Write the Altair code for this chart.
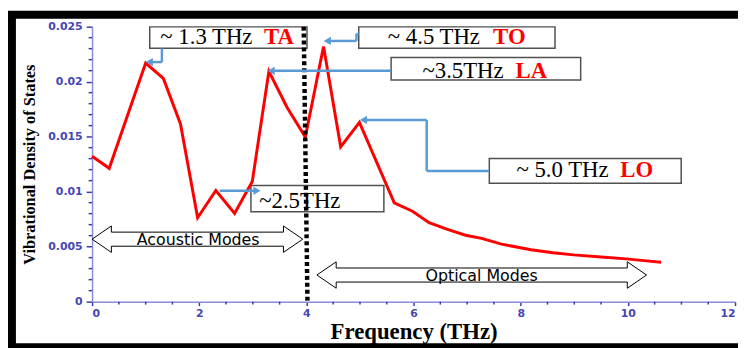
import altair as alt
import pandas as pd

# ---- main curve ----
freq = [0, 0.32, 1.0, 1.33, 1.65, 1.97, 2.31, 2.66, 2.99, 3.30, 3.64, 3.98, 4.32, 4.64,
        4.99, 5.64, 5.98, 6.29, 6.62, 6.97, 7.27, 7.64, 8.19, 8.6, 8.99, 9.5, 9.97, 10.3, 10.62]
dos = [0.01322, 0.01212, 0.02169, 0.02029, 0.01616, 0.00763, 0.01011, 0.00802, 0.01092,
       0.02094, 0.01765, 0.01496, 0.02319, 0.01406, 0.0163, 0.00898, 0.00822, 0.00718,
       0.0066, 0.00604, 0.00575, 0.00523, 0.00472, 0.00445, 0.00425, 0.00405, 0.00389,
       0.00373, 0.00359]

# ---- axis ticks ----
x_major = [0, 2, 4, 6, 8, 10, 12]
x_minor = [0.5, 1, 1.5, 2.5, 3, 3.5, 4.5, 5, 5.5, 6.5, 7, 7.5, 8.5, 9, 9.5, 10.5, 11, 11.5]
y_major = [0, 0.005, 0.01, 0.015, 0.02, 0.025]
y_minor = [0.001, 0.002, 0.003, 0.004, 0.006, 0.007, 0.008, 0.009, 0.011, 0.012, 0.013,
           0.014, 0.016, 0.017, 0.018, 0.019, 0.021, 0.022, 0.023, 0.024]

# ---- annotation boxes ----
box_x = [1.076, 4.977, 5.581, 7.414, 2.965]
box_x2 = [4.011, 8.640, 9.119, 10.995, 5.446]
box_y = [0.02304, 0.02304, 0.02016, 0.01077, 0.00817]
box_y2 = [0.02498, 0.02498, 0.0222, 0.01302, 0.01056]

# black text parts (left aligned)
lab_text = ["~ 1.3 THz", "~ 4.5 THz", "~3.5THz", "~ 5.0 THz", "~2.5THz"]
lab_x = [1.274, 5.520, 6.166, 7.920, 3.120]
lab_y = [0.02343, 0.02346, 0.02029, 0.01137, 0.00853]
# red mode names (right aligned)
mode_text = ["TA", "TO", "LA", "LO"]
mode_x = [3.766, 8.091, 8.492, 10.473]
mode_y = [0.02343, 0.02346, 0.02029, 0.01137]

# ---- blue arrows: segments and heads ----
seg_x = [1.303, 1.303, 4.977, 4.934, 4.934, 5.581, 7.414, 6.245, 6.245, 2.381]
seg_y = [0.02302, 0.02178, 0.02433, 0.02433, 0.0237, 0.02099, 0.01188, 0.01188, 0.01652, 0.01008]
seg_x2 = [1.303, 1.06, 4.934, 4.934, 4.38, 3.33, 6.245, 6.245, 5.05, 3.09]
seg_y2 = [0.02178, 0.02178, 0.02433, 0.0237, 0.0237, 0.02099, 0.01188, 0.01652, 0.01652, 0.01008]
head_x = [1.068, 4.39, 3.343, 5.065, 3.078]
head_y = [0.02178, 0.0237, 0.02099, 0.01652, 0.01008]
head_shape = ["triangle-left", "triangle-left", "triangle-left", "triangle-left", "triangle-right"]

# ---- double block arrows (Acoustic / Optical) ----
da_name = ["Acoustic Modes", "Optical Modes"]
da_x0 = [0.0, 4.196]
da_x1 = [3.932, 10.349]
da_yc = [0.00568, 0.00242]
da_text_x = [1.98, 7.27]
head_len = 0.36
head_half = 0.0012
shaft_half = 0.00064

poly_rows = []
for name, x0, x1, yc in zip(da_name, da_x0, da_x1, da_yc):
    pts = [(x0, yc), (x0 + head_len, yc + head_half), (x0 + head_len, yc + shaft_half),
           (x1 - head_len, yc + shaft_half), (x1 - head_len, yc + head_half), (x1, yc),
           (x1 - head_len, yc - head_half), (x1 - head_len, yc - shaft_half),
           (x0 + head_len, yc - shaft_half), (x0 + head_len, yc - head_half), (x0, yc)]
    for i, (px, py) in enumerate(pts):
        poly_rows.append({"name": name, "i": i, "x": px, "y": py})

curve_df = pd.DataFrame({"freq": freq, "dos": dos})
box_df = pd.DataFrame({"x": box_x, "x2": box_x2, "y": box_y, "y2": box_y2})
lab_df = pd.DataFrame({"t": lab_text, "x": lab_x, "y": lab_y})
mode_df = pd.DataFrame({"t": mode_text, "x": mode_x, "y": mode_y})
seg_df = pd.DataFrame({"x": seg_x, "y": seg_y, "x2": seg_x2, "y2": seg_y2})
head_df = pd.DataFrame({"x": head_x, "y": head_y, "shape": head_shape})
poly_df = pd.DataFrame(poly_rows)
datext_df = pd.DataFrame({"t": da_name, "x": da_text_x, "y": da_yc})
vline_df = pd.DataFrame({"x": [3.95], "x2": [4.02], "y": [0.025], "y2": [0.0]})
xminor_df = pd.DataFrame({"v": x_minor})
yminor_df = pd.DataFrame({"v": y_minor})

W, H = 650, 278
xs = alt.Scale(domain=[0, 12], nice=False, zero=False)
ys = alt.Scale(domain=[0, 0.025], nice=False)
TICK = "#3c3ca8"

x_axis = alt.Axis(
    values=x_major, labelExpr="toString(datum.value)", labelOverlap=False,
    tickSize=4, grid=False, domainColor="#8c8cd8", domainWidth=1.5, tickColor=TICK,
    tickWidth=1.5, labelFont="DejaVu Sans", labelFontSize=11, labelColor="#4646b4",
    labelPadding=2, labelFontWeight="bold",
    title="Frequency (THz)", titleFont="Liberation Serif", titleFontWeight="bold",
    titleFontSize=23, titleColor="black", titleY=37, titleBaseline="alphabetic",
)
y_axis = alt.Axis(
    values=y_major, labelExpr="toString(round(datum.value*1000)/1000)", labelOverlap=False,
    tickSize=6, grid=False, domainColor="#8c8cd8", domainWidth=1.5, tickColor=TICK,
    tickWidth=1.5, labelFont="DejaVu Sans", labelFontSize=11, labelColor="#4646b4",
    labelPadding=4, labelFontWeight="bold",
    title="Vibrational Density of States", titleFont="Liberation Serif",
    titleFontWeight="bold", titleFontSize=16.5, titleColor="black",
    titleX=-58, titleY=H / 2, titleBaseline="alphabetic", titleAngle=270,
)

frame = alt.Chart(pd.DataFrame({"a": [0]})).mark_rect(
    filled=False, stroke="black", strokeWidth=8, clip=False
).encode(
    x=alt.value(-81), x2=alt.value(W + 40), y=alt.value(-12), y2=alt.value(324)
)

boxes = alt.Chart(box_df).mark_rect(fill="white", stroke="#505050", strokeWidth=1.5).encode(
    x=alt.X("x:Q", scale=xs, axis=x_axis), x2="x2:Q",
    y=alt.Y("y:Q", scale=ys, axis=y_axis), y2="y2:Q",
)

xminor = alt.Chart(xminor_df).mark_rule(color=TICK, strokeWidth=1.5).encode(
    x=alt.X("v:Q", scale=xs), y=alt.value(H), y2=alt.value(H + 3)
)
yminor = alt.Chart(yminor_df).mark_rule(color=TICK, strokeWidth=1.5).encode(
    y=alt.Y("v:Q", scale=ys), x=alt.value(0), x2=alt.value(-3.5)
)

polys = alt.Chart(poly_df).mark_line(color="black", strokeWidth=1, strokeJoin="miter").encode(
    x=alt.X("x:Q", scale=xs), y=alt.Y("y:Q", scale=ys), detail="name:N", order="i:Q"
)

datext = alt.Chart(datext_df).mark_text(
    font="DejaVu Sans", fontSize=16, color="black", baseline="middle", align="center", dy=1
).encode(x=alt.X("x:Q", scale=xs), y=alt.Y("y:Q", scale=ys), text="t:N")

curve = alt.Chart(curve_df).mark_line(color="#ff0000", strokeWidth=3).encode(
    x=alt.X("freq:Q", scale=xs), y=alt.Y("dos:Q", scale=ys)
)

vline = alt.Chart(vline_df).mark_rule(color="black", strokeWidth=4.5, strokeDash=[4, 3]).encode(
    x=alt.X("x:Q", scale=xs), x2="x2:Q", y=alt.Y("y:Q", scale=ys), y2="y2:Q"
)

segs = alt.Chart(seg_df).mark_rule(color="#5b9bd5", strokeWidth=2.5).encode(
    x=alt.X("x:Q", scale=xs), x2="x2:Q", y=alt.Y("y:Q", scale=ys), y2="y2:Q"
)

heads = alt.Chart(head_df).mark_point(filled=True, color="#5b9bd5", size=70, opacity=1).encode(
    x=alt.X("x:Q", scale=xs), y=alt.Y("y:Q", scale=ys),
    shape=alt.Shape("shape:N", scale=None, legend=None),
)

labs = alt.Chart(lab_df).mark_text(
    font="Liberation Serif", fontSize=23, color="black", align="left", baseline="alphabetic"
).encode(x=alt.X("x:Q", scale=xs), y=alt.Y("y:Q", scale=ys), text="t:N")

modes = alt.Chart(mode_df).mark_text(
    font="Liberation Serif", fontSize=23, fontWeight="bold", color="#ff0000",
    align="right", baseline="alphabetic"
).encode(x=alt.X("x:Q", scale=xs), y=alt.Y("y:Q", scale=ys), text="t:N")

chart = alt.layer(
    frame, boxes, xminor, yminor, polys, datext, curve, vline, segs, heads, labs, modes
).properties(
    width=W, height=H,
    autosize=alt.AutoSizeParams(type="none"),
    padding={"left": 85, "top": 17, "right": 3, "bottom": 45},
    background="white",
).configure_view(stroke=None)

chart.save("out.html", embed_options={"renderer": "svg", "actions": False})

▸ **Exercise requirements**
Omit the pictures, then repeat exactly each line from the beginning of the listing through the line with "mode_y = [0.02343, 0.02346, 0.02029, 0.01137]".

▸ **Finished task**
Write the Altair code for this chart.
import altair as alt
import pandas as pd

# ---- main curve ----
freq = [0, 0.32, 1.0, 1.33, 1.65, 1.97, 2.31, 2.66, 2.99, 3.30, 3.64, 3.98, 4.32, 4.64,
        4.99, 5.64, 5.98, 6.29, 6.62, 6.97, 7.27, 7.64, 8.19, 8.6, 8.99, 9.5, 9.97, 10.3, 10.62]
dos = [0.01322, 0.01212, 0.02169, 0.02029, 0.01616, 0.00763, 0.01011, 0.00802, 0.01092,
       0.02094, 0.01765, 0.01496, 0.02319, 0.01406, 0.0163, 0.00898, 0.00822, 0.00718,
       0.0066, 0.00604, 0.00575, 0.00523, 0.00472, 0.00445, 0.00425, 0.00405, 0.00389,
       0.00373, 0.00359]

# ---- axis ticks ----
x_major = [0, 2, 4, 6, 8, 10, 12]
x_minor = [0.5, 1, 1.5, 2.5, 3, 3.5, 4.5, 5, 5.5, 6.5, 7, 7.5, 8.5, 9, 9.5, 10.5, 11, 11.5]
y_major = [0, 0.005, 0.01, 0.015, 0.02, 0.025]
y_minor = [0.001, 0.002, 0.003, 0.004, 0.006, 0.007, 0.008, 0.009, 0.011, 0.012, 0.013,
           0.014, 0.016, 0.017, 0.018, 0.019, 0.021, 0.022, 0.023, 0.024]

# ---- annotation boxes ----
box_x = [1.076, 4.977, 5.581, 7.414, 2.965]
box_x2 = [4.011, 8.640, 9.119, 10.995, 5.446]
box_y = [0.02304, 0.02304, 0.02016, 0.01077, 0.00817]
box_y2 = [0.02498, 0.02498, 0.0222, 0.01302, 0.01056]

# black text parts (left aligned)
lab_text = ["~ 1.3 THz", "~ 4.5 THz", "~3.5THz", "~ 5.0 THz", "~2.5THz"]
lab_x = [1.274, 5.520, 6.166, 7.920, 3.120]
lab_y = [0.02343, 0.02346, 0.02029, 0.01137, 0.00853]
# red mode names (right aligned)
mode_text = ["TA", "TO", "LA", "LO"]
mode_x = [3.766, 8.091, 8.492, 10.473]
mode_y = [0.02343, 0.02346, 0.02029, 0.01137]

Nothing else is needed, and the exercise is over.